Another hearing was set to determine compliance with the terms of the agreement. At this hearing, the guard said the employer failed to comply with some of the terms. Because of this, he filed for illegal dismissal.
The issue: can he still do so, considering that he already entered into an amicable settlement with his employer? The answer is no.
The Supreme Court clearly explains why:
“As the CA correctly determined, the Quitclaim and Release signed by Vergara is valid and binding upon him. It is well to mention that he does not dispute the authenticity and due execution thereof. Further, the Quitclaim was subscribed and sworn to before Executive Labor Arbiter Mariano L. Bactin.
“In the absence of any allegation or proof that Vergara was coerced into executing the quitclaim, its validity and binding effect must be upheld. In Radio Mindanao Network Inc. v. Amurao III, the Court reiterated the rule that: ‘Where the party has voluntarily made the waiver, with a full understanding of its terms as well as its consequences, and the consideration for the quitclaim is credible and reasonable, the transaction must be recognized as a valid and binding undertaking, and may not later be disowned simply because of a change of mind.’
“The fact that Vergara’s ATM card was not returned to him does not render the Quitclaim ineffective. Although returning Vergara’s ATM card was mentioned in the parties’ preliminary conference, the respondents had explained that the issue regarding the ATM card was a separate matter between Vergara and Fernandez — they had no control over this subject.
“There is no plausible reason why Vergara insists on recovering his ATM card from the respondents when it appears to be in the possession of Femandez, to whom Vergara was allegedly indebted. As to Vergara’s claim of illegal dismissal, the Court affirms the findings of the CA that he was not dismissed from employment.
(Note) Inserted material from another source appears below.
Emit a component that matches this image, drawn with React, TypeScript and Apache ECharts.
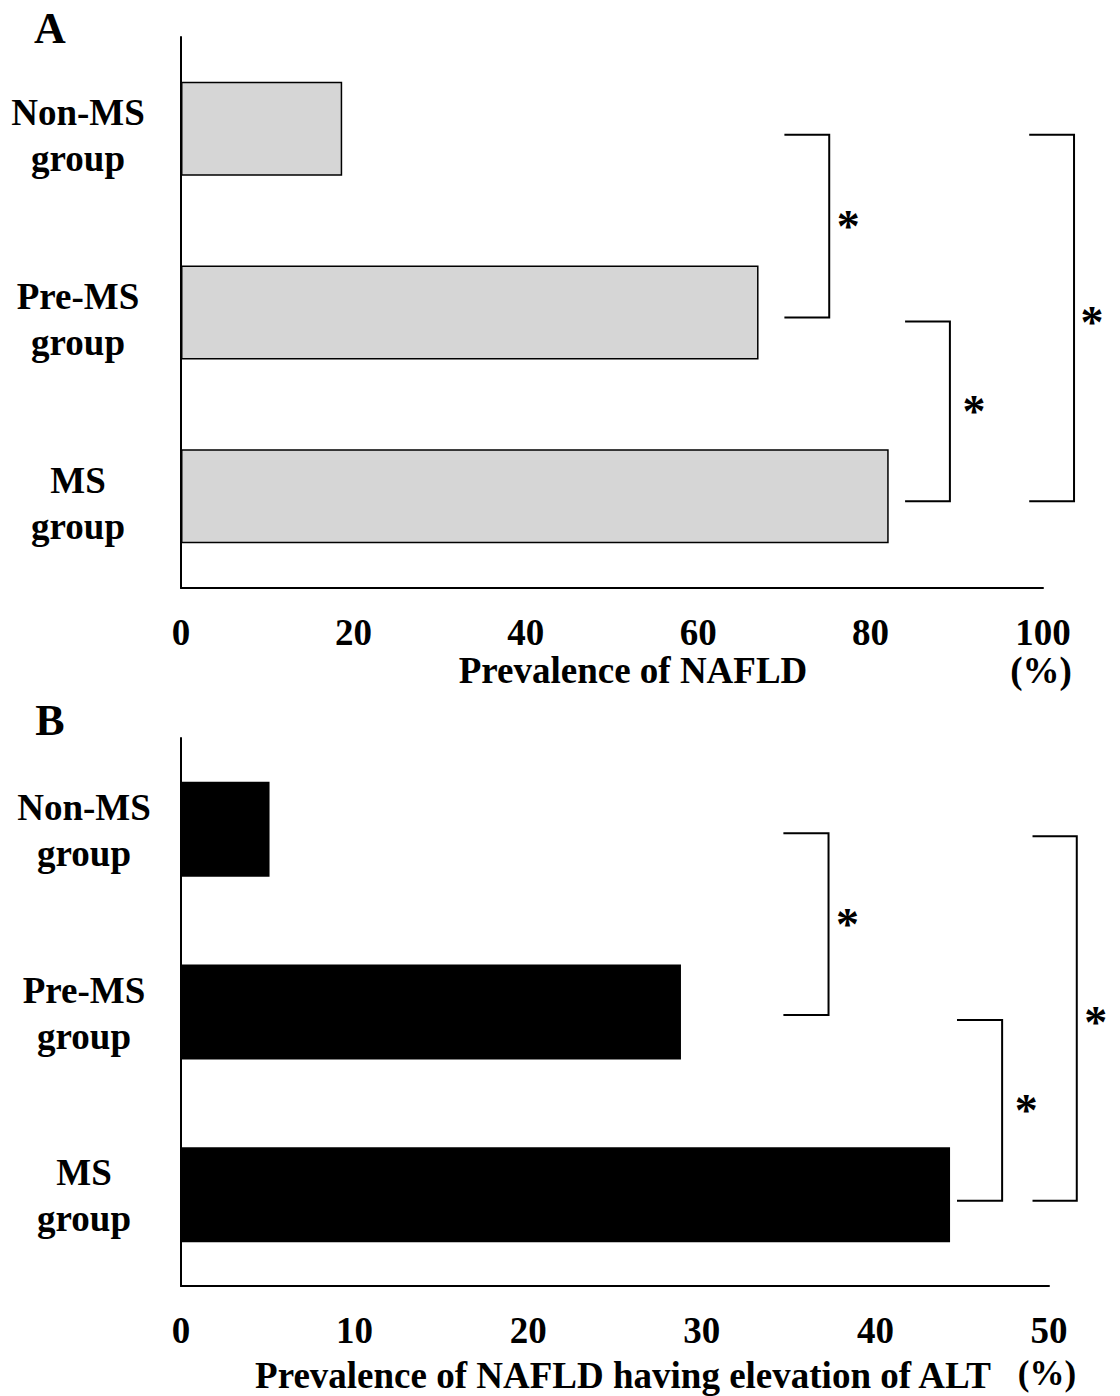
import React, { useEffect, useRef } from "react";
import * as echarts from "echarts";

const categories = ["Non-MS\ngroup", "Pre-MS\ngroup", "MS\ngroup"];
const nafldValues = [18.7, 67.0, 82.1];
const altValues = [5.1, 28.8, 44.3];
const axisMaxA = 100;
const axisIntervalA = 20;
const axisMaxB = 50;
const axisIntervalB = 10;
const titleA = "Prevalence of NAFLD";
const titleB = "Prevalence of NAFLD having elevation of ALT";
const unitLabel = "(%)";

// significance brackets: [fromCategoryIndex, toCategoryIndex, xStart, xEnd] in axis units
const bracketsA = [
  [0, 1, 70.0, 75.2],
  [1, 2, 84.0, 89.2],
  [0, 2, 98.4, 103.6],
];
const bracketsB = [
  [0, 1, 34.7, 37.3],
  [1, 2, 44.7, 47.3],
  [0, 2, 49.05, 51.6],
];

const FONT = "'Liberation Serif', 'Times New Roman', serif";

export default function App() {
  const ref = useRef<HTMLDivElement>(null);
  useEffect(() => {
    document.body.style.margin = "0";
    const chart = echarts.init(ref.current!, null, { renderer: "svg" });
    const labelStyle = {
      fontFamily: FONT,
      fontWeight: "bold" as const,
      fontSize: 37,
      color: "#000",
    };
    const xAxisCommon = {
      type: "value" as const,
      min: 0,
      axisLine: { show: true, lineStyle: { color: "#000", width: 2 } },
      axisTick: { show: false },
      splitLine: { show: false },
      axisLabel: { ...labelStyle, fontSize: 37, margin: 26 },
    };
    const yAxisCommon = {
      type: "category" as const,
      data: categories,
      inverse: true,
      axisLine: { show: true, lineStyle: { color: "#000", width: 2 } },
      axisTick: { show: false },
      axisLabel: {
        ...labelStyle,
        fontSize: 37,
        align: "center" as const,
        verticalAlign: "top" as const,
        lineHeight: 46,
        padding: [-39, 0, 0, 0],
      },
    };
    chart.setOption({
      animation: false,
      backgroundColor: "#fff",
      grid: [
        { left: 181, top: 37, width: 862, height: 551 },
        { left: 181, top: 738, width: 868, height: 548 },
      ],
      xAxis: [
        { ...xAxisCommon, gridIndex: 0, max: axisMaxA, interval: axisIntervalA },
        { ...xAxisCommon, gridIndex: 1, max: axisMaxB, interval: axisIntervalB },
      ],
      yAxis: [
        { ...yAxisCommon, gridIndex: 0, axisLabel: { ...yAxisCommon.axisLabel, margin: 103 } },
        { ...yAxisCommon, gridIndex: 1, axisLabel: { ...yAxisCommon.axisLabel, margin: 97, padding: [-45, 0, 0, 0] } },
      ],
      series: [
        {
          type: "bar",
          xAxisIndex: 0,
          yAxisIndex: 0,
          data: nafldValues,
          barWidth: 94,
          itemStyle: { color: "#d6d6d6", borderColor: "#000", borderWidth: 1.5 },
        },
        {
          type: "bar",
          xAxisIndex: 1,
          yAxisIndex: 1,
          data: altValues,
          barWidth: 95,
          itemStyle: { color: "#000" },
        },
      ],
    });

    // offsets: [topDy, bottomDy, starDx, starDy]
    const makeBrackets = (specs: number[][], gridIdx: number, offsets: number[][]) => {
      const els: any[] = [];
      specs.forEach((s, i) => {
        const [a, b, x0v, x1v] = s;
        const finder = { xAxisIndex: gridIdx, yAxisIndex: gridIdx };
        const pA = chart.convertToPixel(finder, [x0v, a]) as number[];
        const pB = chart.convertToPixel(finder, [x1v, b]) as number[];
        const x0 = pA[0];
        const x1 = pB[0];
        const yTop = pA[1] + offsets[i][0];
        const yBot = pB[1] + offsets[i][1];
        els.push({
          type: "polyline",
          shape: { points: [[x0, yTop], [x1, yTop], [x1, yBot], [x0, yBot]] },
          style: { stroke: "#000", lineWidth: 2, fill: "none" },
        });
        els.push({
          type: "text",
          x: x1 + offsets[i][2],
          y: (yTop + yBot) / 2 + offsets[i][3],
          style: {
            text: "*",
            font: `bold 46px ${FONT}`,
            fill: "#000",
            align: "center",
            verticalAlign: "middle",
          },
        });
      });
      return els;
    };

    const text = (str: string, x: number, y: number, size: number) => ({
      type: "text",
      x,
      y,
      style: {
        text: str,
        font: `bold ${size}px ${FONT}`,
        fill: "#000",
        align: "center",
        verticalAlign: "middle",
      },
    });

    chart.setOption({
      graphic: [
        text("A", 50, 28, 44),
        text("B", 50, 720, 44),
        text(titleA, 633, 670, 37),
        text(unitLabel, 1041, 670, 37),
        text(titleB, 623, 1375, 37),
        text(unitLabel, 1047, 1373, 35),
        ...makeBrackets(bracketsA, 0, [[6, 5, 19, 0], [9, 5, 24, 0], [6, 5, 18, 4]]),
        ...makeBrackets(bracketsB, 1, [[4, 3, 19, 0], [8, 6, 24, 0], [7, 6, 19, 4]]),
      ],
    });

    return () => chart.dispose();
  }, []);
  return <div ref={ref} style={{ width: 1120, height: 1396 }} />;
}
“’In illegal termination cases, jurisprudence has underscored that the fact of dismissal must be established by positive and overt acts of an employer indicating the intention to dismiss.’ In this case, Vergara was not at all able to substantiate his allegation of verbal dismissal. At most, he was subjected to disciplinary action inappropriately, as it was imposed without a prior investigation.
“Based on the Memorandum dated 8 March 2013, Vergara was relieved of his post at BPI San Agustin branch and was told to report to CDM’s office for: 1) Violation of Code of Ethics No. 12 (proper use of firearms); and 2) Grave threat to Fernandez (pointing a 12-gauge shotgun).
“This Memorandum was served to him the very next day after the incident. Additionally, the written account of Lito Panoy, a fellow security guard who witnessed the altercation, was dated 13 March 2013, a week after Vergara was discharged from his place of assignment.
“Thus, it is clear that no investigation was conducted before the findings of violation came about. However, in view of the Quitclaim and Release executed by Vergara, the respondents cannot be held liable for relieving him from his post. Besides, even in the absence of the quitclaim, there is no evidence to suggest that he was being suspended or dismissed from work.
“Per the Memorandum, recalling Vergara from his duty is a penalty in itself; to presume that removing him from his place of assignment is tantamount to illegal suspension or termination would be indulging in speculation, as he may also be subjected to a reassignment only.”
The facts and quoted portion of the decision are from G.R. 225862, 5 December 2018.